Perhaps because the three of them had grown up together, Charlie was the only person alive who could tell them apart, though not even he knew how he did it. The twins had been the closest thing he'd had to big sisters.

Charlie shrugged, leered at both of them and said in breed-­tongue, “I prefer my women a bit shorter.”

Cesare stepped through the door on Ell'mar'kit's heels, with Delilah, Seth, Roger, and Roacka behind him. Charlie's leg was stiff, and though it protested painfully he lowered himself to one knee. Cesare tried to spare him. “Stand,” he said impatiently.

This was a meeting Charlie had both desired and dreaded for five years. He bowed his head and closed his eyes, and Arthur's ghost hovered in his thoughts. “I said stand, Charlie.”

Charlie shook his head. “But it's from one knee that I must beg your forgiveness, My Lord.”

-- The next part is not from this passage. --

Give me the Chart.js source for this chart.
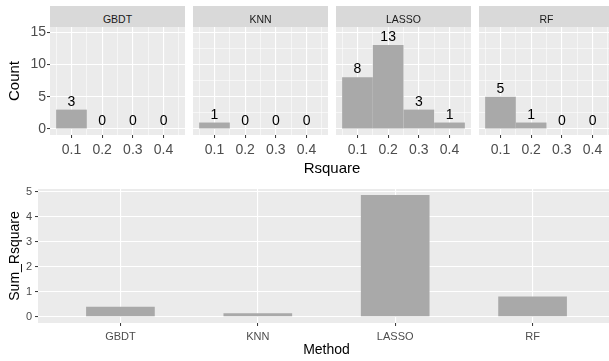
<!DOCTYPE html>
<html>
<head>
<meta charset="utf-8">
<script src="https://cdn.jsdelivr.net/npm/chart.js@4.4.1/dist/chart.umd.min.js"></script>
<style>
  html, body { margin: 0; padding: 0; background: #fff; overflow: hidden; }
  #wrap { position: relative; width: 609px; height: 361px; overflow: hidden;
          font-family: "Liberation Sans", Arial, sans-serif; }
  canvas { position: absolute; }
  .strip { position: absolute; top: 6px; width: 135px; height: 21px; background: #d9d9d9;
           color: #1a1a1a; font-size: 10.5px; line-height: 26px; text-align: center; }
  #rsq { position: absolute; left: 282px; width: 100px; top: 159px; font-size: 15px;
         line-height: 18px; text-align: center; color: #000; }
</style>
</head>
<body>
<div id="wrap">
  <canvas id="p0" width="185" height="140" style="left:0;top:20px"></canvas>
  <canvas id="p1" width="135" height="140" style="left:193px;top:20px"></canvas>
  <canvas id="p2" width="135" height="140" style="left:336px;top:20px"></canvas>
  <canvas id="p3" width="135" height="140" style="left:479px;top:20px"></canvas>
  <div class="strip" style="left:50px">GBDT</div>
  <div class="strip" style="left:193px">KNN</div>
  <div class="strip" style="left:336px">LASSO</div>
  <div class="strip" style="left:479px">RF</div>
  <div id="rsq">Rsquare</div>
  <canvas id="bottom" width="615" height="181" style="left:0;top:180px"></canvas>
</div>
<script>
// data
const methods = ["GBDT", "KNN", "LASSO", "RF"];
const bins = [0.1, 0.2, 0.3, 0.4];
const countGBDT = [3, 0, 0, 0];
const countKNN = [1, 0, 0, 0];
const countLASSO = [8, 13, 3, 1];
const countRF = [5, 1, 0, 0];
const sumRsquare = [0.41, 0.15, 4.87, 0.81];

// grid / tick positions (majors get labels, halves are minor lines)
const binGrid = [0.05, 0.1, 0.15, 0.2, 0.25, 0.3, 0.35, 0.4, 0.45];
const countGrid = [0, 2.5, 5, 7.5, 10, 12.5, 15];
const sumGrid = [0, 0.5, 1, 1.5, 2, 2.5, 3, 3.5, 4, 4.5, 5];

const FONT = '"Liberation Sans", Arial, sans-serif';
const panelCounts = [countGBDT, countKNN, countLASSO, countRF];

const isMajorBin = v => Math.abs(v * 10 - Math.round(v * 10)) < 1e-6;
const isMajorCount = v => v % 5 === 0;
const isMajorSum = v => Number.isInteger(v);

const panelBg = {
  id: "panelBg",
  beforeDraw(chart) {
    const { ctx, chartArea: a } = chart;
    ctx.save();
    ctx.fillStyle = "#ebebeb";
    ctx.fillRect(a.left, a.top, a.right - a.left, a.bottom - a.top);
    ctx.restore();
  }
};

const barLabels = {
  id: "barLabels",
  afterDatasetsDraw(chart) {
    const { ctx } = chart;
    const ds = chart.data.datasets[0];
    ctx.save();
    ctx.font = "14px " + FONT;
    ctx.fillStyle = "#000";
    ctx.textAlign = "center";
    ctx.textBaseline = "alphabetic";
    chart.getDatasetMeta(0).data.forEach((bar, i) => {
      ctx.fillText(String(ds.data[i].y), bar.x, bar.y - 4);
    });
    ctx.restore();
  }
};

function gridOpts(isMajor, majorW, minorW, showTicks) {
  return {
    offset: false,
    color: "#ffffff",
    lineWidth: c => (c.tick && isMajor(c.tick.value)) ? majorW : minorW,
    drawTicks: showTicks,
    tickLength: 3,
    tickWidth: 1,
    tickColor: c => (c.tick && isMajor(c.tick.value)) ? "#333333" : "rgba(0,0,0,0)"
  };
}

function histPanel(id, counts, first) {
  return new Chart(document.getElementById(id), {
    type: "bar",
    data: {
      datasets: [{
        data: bins.map((b, i) => ({ x: b, y: counts[i] })),
        backgroundColor: "#a9a9a9",
        borderWidth: 0,
        categoryPercentage: 1,
        // ruler uses the 0.05 grid spacing, so 2 gives a full 0.1 bin
        barPercentage: 2
      }]
    },
    options: {
      responsive: false,
      animation: false,
      layout: { padding: { top: 7, left: 0, right: 0, bottom: 0 } },
      plugins: { legend: { display: false }, tooltip: { enabled: false } },
      scales: {
        x: {
          type: "linear", min: 0.03, max: 0.47, offset: false,
          afterBuildTicks: s => { s.ticks = binGrid.map(v => ({ value: v })); },
          afterFit: s => { s.height = 25; s.paddingLeft = 0; s.paddingRight = 0; },
          grid: gridOpts(isMajorBin, 1.1, 0.55, true),
          border: { display: false },
          ticks: {
            autoSkip: false, maxRotation: 0, padding: 4, color: "#4d4d4d",
            font: { size: 14, family: FONT },
            callback: v => isMajorBin(v) ? v.toFixed(1) : ""
          }
        },
        y: {
          type: "linear", min: -0.93, max: 15.8,
          afterBuildTicks: s => { s.ticks = countGrid.map(v => ({ value: v })); },
          afterFit: s => { s.width = first ? 50 : 0; s.paddingTop = 0; s.paddingBottom = 0; },
          grid: gridOpts(isMajorCount, 1.1, 0.55, first),
          border: { display: false },
          ticks: {
            display: first, padding: 1, color: "#4d4d4d",
            font: { size: 14, family: FONT },
            callback: v => isMajorCount(v) ? String(v) : ""
          },
          title: {
            display: first, text: "Count", color: "#000",
            font: { size: 15, family: FONT }, padding: { top: 6, bottom: 0 }
          }
        }
      }
    },
    plugins: [panelBg, barLabels]
  });
}

["p0", "p1", "p2", "p3"].forEach((id, i) => histPanel(id, panelCounts[i], i === 0));

new Chart(document.getElementById("bottom"), {
  type: "bar",
  data: {
    datasets: [{
      data: methods.map((m, i) => ({ x: i + 1, y: sumRsquare[i] })),
      backgroundColor: "#a9a9a9",
      borderWidth: 0,
      categoryPercentage: 1,
      barPercentage: 0.5
    }]
  },
  options: {
    responsive: false,
    animation: false,
    layout: { padding: { top: 9, left: 0, right: 0, bottom: 0 } },
    plugins: { legend: { display: false }, tooltip: { enabled: false } },
    scales: {
      x: {
        type: "linear", min: 0.4, max: 4.6, offset: false,
        afterBuildTicks: s => { s.ticks = methods.map((m, i) => ({ value: i + 1 })); },
        afterFit: s => { s.height = 38; s.paddingLeft = 0; s.paddingRight = 0; },
        grid: gridOpts(() => true, 1.1, 1.1, true),
        border: { display: false },
        ticks: {
          autoSkip: false, maxRotation: 0, padding: 4, color: "#4d4d4d",
          font: { size: 11, family: FONT },
          callback: v => methods[v - 1] || ""
        },
        title: {
          display: true, text: "Method", color: "#000",
          font: { size: 14, family: FONT }, padding: { top: 0, bottom: 2 }
        }
      },
      y: {
        type: "linear", min: -0.244, max: 5.11,
        afterBuildTicks: s => { s.ticks = sumGrid.map(v => ({ value: v })); },
        afterFit: s => { s.width = 38; s.paddingTop = 0; s.paddingBottom = 0; },
        grid: gridOpts(isMajorSum, 1.1, 0.55, true),
        border: { display: false },
        ticks: {
          padding: 3, color: "#4d4d4d",
          font: { size: 11, family: FONT },
          callback: v => isMajorSum(v) ? String(v) : ""
        },
        title: {
          display: true, text: "Sum_Rsquare", color: "#000",
          font: { size: 14, family: FONT }, padding: { top: 7, bottom: 0 }
        }
      }
    }
  },
  plugins: [panelBg]
});
</script>
</body>
</html>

“For what?” Cesare demanded, a touch of anger in his voice. “Because you disobeyed my orders at Solista?” Cesare shrugged coldly. “You spotted a lucky opportunity and the trap you sprang on the Syndonese high command turned the tide of that battle, and that battle turned the tide of the war. We were losing before Solista.”

Charlie would never forget Solista. He had relived it a thousand times, the ship's hull thrumming like a kettledrum as enemy shells slammed into it, allship blaring the abandon ship order, Arthur unconscious in his arms, his tunic soaked with blood, the air fouled by ozone and burning insulation. “I tried to get him to a lifeboat,” Charlie said. “I don't even remember losing consciousness myself. All I remember was that I was carrying him down a corridor, and then the next thing I knew I woke up in a lifeboat. Can you ever forgive me?”